Postrel aceita essas explicações,
mas acrescenta o seguinte: se valorizamos as aparências é porque encontramos, nesse exercício estético, "prazer e sentido".
É fácil entender qual é o prazer
encontrado num exercício estético
generalizado: é o prazer de se expressar singularmente e de compor, para si mesmo e para os outros, uma imagem agradável.
Mais complicado é entender como essa atividade estética incessante nos ajudaria a encontrar um
pouco de sentido para nossa vida.
Pois bem, se alguém me perguntasse, hoje, quais são, ao meu ver,
os textos filosóficos decisivos para
entender o espírito moderno, eu
incluiria entre os cinco primeiros,
sem hesitar, a "Crítica da Faculdade do Juízo", de Kant (Forense
Universitária). O livro, escrito no
fim do século 18, não é uma leitura
fácil. Quando o li, nos anos 70, foi
por dever. Hoje, no retrospecto,
considerando a extraordinária relevância da escolha estética na vida
moderna das últimas décadas, ele
me parece profético e genial.
Resumindo além do máximo,
uma das idéias centrais de Kant é a
seguinte: apreciamos o belo porque é o exemplo de algo que se justifica em si, ou seja, que tem um
fim e uma razão de ser, mas esse
fim não é uma idéia ou uma representação externa, ele está na coisa
mesma que achamos bela. A beleza, por assim dizer, é o charme das
coisas, dos seres e dos momentos
que não precisam de uma justificação outra que sua beleza.
Por exemplo, uma cena qualquer
da vida, contemplada da mesa de
um bar, levanta questões: o que
quer aquela mulher? Para onde está indo aquele cara? Qual será o futuro do cachorro que passa por aí?

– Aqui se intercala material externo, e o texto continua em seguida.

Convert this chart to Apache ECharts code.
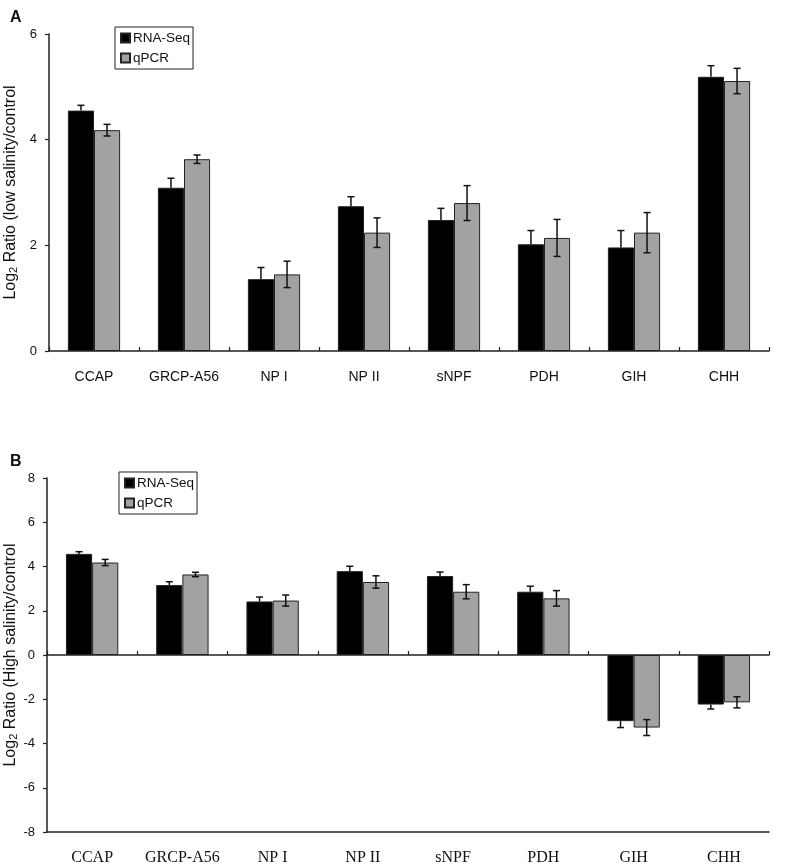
<!DOCTYPE html>
<html>
<head>
<meta charset="utf-8">
<script src="https://cdn.jsdelivr.net/npm/echarts@6/dist/echarts.min.js"></script>
<style>
  html, body { margin: 0; padding: 0; background: #fff; }
  #chart { width: 785px; height: 866px; }
</style>
</head>
<body>
<div id="chart"></div>
<script>
// categories and values
const categories = ['CCAP', 'GRCP-A56', 'NP I', 'NP II', 'sNPF', 'PDH', 'GIH', 'CHH'];

// A: low salinity / control
const lowRnaSeq = [4.55, 3.09, 1.36, 2.74, 2.48, 2.02, 1.96, 5.19];
const lowRnaSeqErr = [0.10, 0.18, 0.22, 0.18, 0.22, 0.26, 0.32, 0.21];
const lowQpcr = [4.18, 3.63, 1.45, 2.24, 2.80, 2.14, 2.24, 5.11];
const lowQpcrErr = [0.11, 0.08, 0.25, 0.28, 0.33, 0.35, 0.38, 0.24];

// B: high salinity / control
const highRnaSeq = [4.57, 3.16, 2.42, 3.79, 3.57, 2.86, -2.99, -2.24];
const highRnaSeqErr = [0.10, 0.15, 0.20, 0.22, 0.18, 0.25, 0.29, 0.20];
const highQpcr = [4.18, 3.64, 2.46, 3.30, 2.86, 2.56, -3.28, -2.14];
const highQpcrErr = [0.14, 0.10, 0.25, 0.28, 0.32, 0.35, 0.36, 0.25];

const lowTicks = { min: 0, max: 6, interval: 2 };
const highTicks = { min: -8, max: 8, interval: 2 };

const SANS = 'Liberation Sans, Arial, sans-serif';
const SERIF = 'Liberation Serif, Times New Roman, serif';
const GAP = 0.42; // barCategoryGap
const GRAY = '#a2a2a2';

const chart = echarts.init(document.getElementById('chart'));

// error bar on each bar; side = -1 left bar, +1 right bar
// the black bar only shows the outer half (inner half is hidden in the bar)
function errorBars(side, outerOnly) {
  return function (params, api) {
    const x = api.value(0);
    const v = api.value(1);
    const e = api.value(2);
    let top = v + e, bot = v - e;
    if (outerOnly) {
      if (v >= 0) bot = v; else top = v;
    }
    const hi = api.coord([x, top]);
    const lo = api.coord([x, bot]);
    const band = api.size([1, 0])[0];
    const bw = band * (1 - GAP) / 2;
    const cx = hi[0] + side * bw / 2;
    const cap = 3.5;
    const style = { stroke: '#111', lineWidth: 1.5 };
    const kids = [{ type: 'line', shape: { x1: cx, y1: hi[1], x2: cx, y2: lo[1] }, style }];
    if (!outerOnly || v >= 0) kids.push({ type: 'line', shape: { x1: cx - cap, y1: hi[1], x2: cx + cap, y2: hi[1] }, style });
    if (!outerOnly || v < 0) kids.push({ type: 'line', shape: { x1: cx - cap, y1: lo[1], x2: cx + cap, y2: lo[1] }, style });
    return { type: 'group', children: kids };
  };
}

function errData(vals, errs) {
  return vals.map((v, i) => [i, v, errs[i]]);
}

function barSeries(name, color, data, xi, yi) {
  return {
    name: name,
    type: 'bar',
    xAxisIndex: xi,
    yAxisIndex: yi,
    data: data,
    barGap: '0%',
    barCategoryGap: (GAP * 100) + '%',
    itemStyle: { color: color, borderColor: '#222', borderWidth: 1 },
    emphasis: { disabled: true },
    silent: true
  };
}

function errSeries(data, side, outerOnly, xi, yi) {
  return {
    type: 'custom',
    xAxisIndex: xi,
    yAxisIndex: yi,
    data: data,
    renderItem: errorBars(side, outerOnly),
    encode: { x: 0, y: 1 },
    z: 10,
    silent: true
  };
}

const axisLine = { show: true, lineStyle: { color: '#222', width: 1.5 } };

function yName(text) {
  return {
    name: 'Log{sub|2} Ratio (' + text + ' salinity/control',
    nameLocation: 'middle',
    nameRotate: 90,
    nameMoveOverlap: false,
    nameTextStyle: {
      fontFamily: SANS, fontSize: 16, color: '#111',
      rich: { sub: { fontFamily: SANS, fontSize: 11, color: '#111', verticalAlign: 'bottom', padding: [6, 0, 0, 0] } }
    }
  };
}

function legend(left, top) {
  return {
    data: ['RNA-Seq', 'qPCR'],
    orient: 'vertical',
    left: left,
    top: top,
    icon: 'rect',
    itemWidth: 9,
    itemHeight: 9,
    itemGap: 6,
    padding: [4, 3, 4, 5],
    borderColor: '#222',
    borderWidth: 1,
    selectedMode: false,
    textStyle: { fontFamily: SANS, fontSize: 13.5, color: '#111', padding: [0, 0, 0, -2] }
  };
}

const option = {
  backgroundColor: '#fff',
  animation: false,
  title: [
    { text: 'A', left: 5, top: 5, textStyle: { fontFamily: SANS, fontSize: 16, fontWeight: 'bold', color: '#111' } },
    { text: 'B', left: 5, top: 449, textStyle: { fontFamily: SANS, fontSize: 16, fontWeight: 'bold', color: '#111' } }
  ],
  legend: [legend(115, 27), legend(119, 472)],
  grid: [
    { left: 49, right: 16, top: 34, height: 317, containLabel: false, outerBoundsMode: 'none' },
    { left: 47, right: 16, top: 478, height: 354, containLabel: false, outerBoundsMode: 'none' }
  ],
  xAxis: [
    {
      gridIndex: 0,
      type: 'category',
      data: categories,
      axisLine: axisLine,
      axisTick: { show: true, inside: true, length: 4, lineStyle: { color: '#222', width: 1.2 } },
      axisLabel: { interval: 0, fontFamily: SANS, fontSize: 14, color: '#111', margin: 19 }
    },
    {
      gridIndex: 1,
      type: 'category',
      data: categories,
      position: 'bottom',
      axisLine: Object.assign({ onZero: true }, axisLine),
      axisTick: { show: true, inside: true, length: 4, lineStyle: { color: '#222', width: 1.2 } },
      axisLabel: { show: false }
    },
    {
      gridIndex: 1,
      type: 'category',
      data: categories,
      position: 'bottom',
      axisLine: Object.assign({ onZero: false }, axisLine),
      axisTick: { show: false },
      axisLabel: { interval: 0, fontFamily: SERIF, fontSize: 16, color: '#111', margin: 18 }
    }
  ],
  yAxis: [
    Object.assign({
      gridIndex: 0,
      type: 'value',
      min: lowTicks.min,
      max: lowTicks.max,
      interval: lowTicks.interval,
      nameGap: 30,
      axisLine: axisLine,
      axisTick: { show: true, length: 4, lineStyle: { color: '#222', width: 1.2 } },
      axisLabel: { fontFamily: SANS, fontSize: 13, color: '#111', margin: 12 },
      splitLine: { show: false }
    }, yName('low')),
    Object.assign({
      gridIndex: 1,
      type: 'value',
      min: highTicks.min,
      max: highTicks.max,
      interval: highTicks.interval,
      nameGap: 28,
      axisLine: axisLine,
      axisTick: { show: true, length: 4, lineStyle: { color: '#222', width: 1.2 } },
      axisLabel: { fontFamily: SANS, fontSize: 13, color: '#111', margin: 12 },
      splitLine: { show: false }
    }, yName('High'))
  ],
  series: [
    barSeries('RNA-Seq', '#000', lowRnaSeq, 0, 0),
    barSeries('qPCR', GRAY, lowQpcr, 0, 0),
    errSeries(errData(lowRnaSeq, lowRnaSeqErr), -1, true, 0, 0),
    errSeries(errData(lowQpcr, lowQpcrErr), 1, false, 0, 0),
    barSeries('RNA-Seq', '#000', highRnaSeq, 1, 1),
    barSeries('qPCR', GRAY, highQpcr, 1, 1),
    errSeries(errData(highRnaSeq, highRnaSeqErr), -1, true, 1, 1),
    errSeries(errData(highQpcr, highQpcrErr), 1, false, 1, 1)
  ]
};

chart.setOption(option);
</script>
</body>
</html>
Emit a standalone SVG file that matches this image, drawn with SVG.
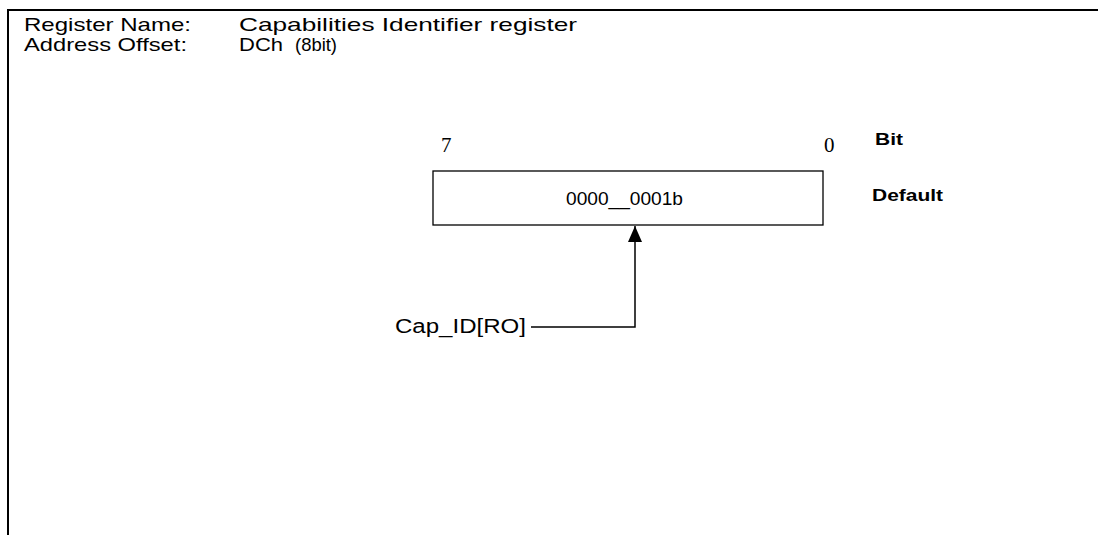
<svg xmlns="http://www.w3.org/2000/svg" width="1098" height="535" viewBox="0 0 1098 535">
<defs>
<marker id="ah" markerWidth="16" markerHeight="14" refX="16" refY="7" orient="auto" markerUnits="userSpaceOnUse" viewBox="0 0 16 14">
<path d="M0,0 L16,7 L0,14 Z" fill="#000"/>
</marker>
<style>
.s{font-family:"Liberation Sans",Arial,sans-serif;fill:#000}
.t{font-family:"Liberation Serif","Times New Roman",serif;fill:#000}
.b{font-family:"Liberation Sans",Arial,sans-serif;font-weight:bold;fill:#000}
</style>
</defs>
<rect width="1098" height="535" fill="#fff"/>
<g id="frame">
<path d="M8,535 V10 H1098" fill="none" stroke="#000" stroke-width="2"/>
</g>
<g id="header">
<text class="s" x="24" y="31" font-size="19" textLength="167" lengthAdjust="spacingAndGlyphs">Register Name:</text>
<text class="s" x="239" y="31" font-size="19" textLength="338" lengthAdjust="spacingAndGlyphs">Capabilities Identifier register</text>
<text class="s" x="24" y="51" font-size="19" textLength="163" lengthAdjust="spacingAndGlyphs">Address Offset:</text>
<text class="s" x="239" y="51" font-size="19" textLength="44" lengthAdjust="spacingAndGlyphs">DCh</text>
<text class="s" x="295" y="51" font-size="19" textLength="42" lengthAdjust="spacingAndGlyphs">(8bit)</text>
</g>
<g id="bits">
<text class="t" x="441" y="152" font-size="21">7</text>
<text class="t" x="824" y="152" font-size="21">0</text>
<text class="b" x="875" y="145" font-size="17" textLength="28" lengthAdjust="spacingAndGlyphs">Bit</text>
</g>
<g id="register">
<rect x="433" y="171" width="390" height="54" fill="#fff" stroke="#000" stroke-width="1.3"/>
<text class="s" x="566" y="205" font-size="18" textLength="117" lengthAdjust="spacingAndGlyphs">0000__0001b</text>
<text class="b" x="872" y="201" font-size="17" textLength="71" lengthAdjust="spacingAndGlyphs">Default</text>
</g>
<g id="field">
<text class="s" x="395" y="333" font-size="20" textLength="131" lengthAdjust="spacingAndGlyphs">Cap_ID[RO]</text>
</g>
<g id="connectors">
<path d="M531,327 H635 V226" fill="none" stroke="#000" stroke-width="1.5" marker-end="url(#ah)"/>
</g>
</svg>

Numa "bela" fotografia da mesma
cena, a questão da finalidade da vida da mulher, do cara e do cachorro é resolvida pela finalidade interna da imagem, por sua "beleza".
Ora, em nossa cultura, a tradição
perdeu valorm, e o plano divino é,
no mínimo, incerto: as representações e idéias que davam sentido à
vida são cada vez mais problemáticas. Talvez nossa paixão cotidiana
pelo "look" e pelo design tente, laboriosamente, construir um mundo que se justifique por sua qualidade estética, ou seja, por si só.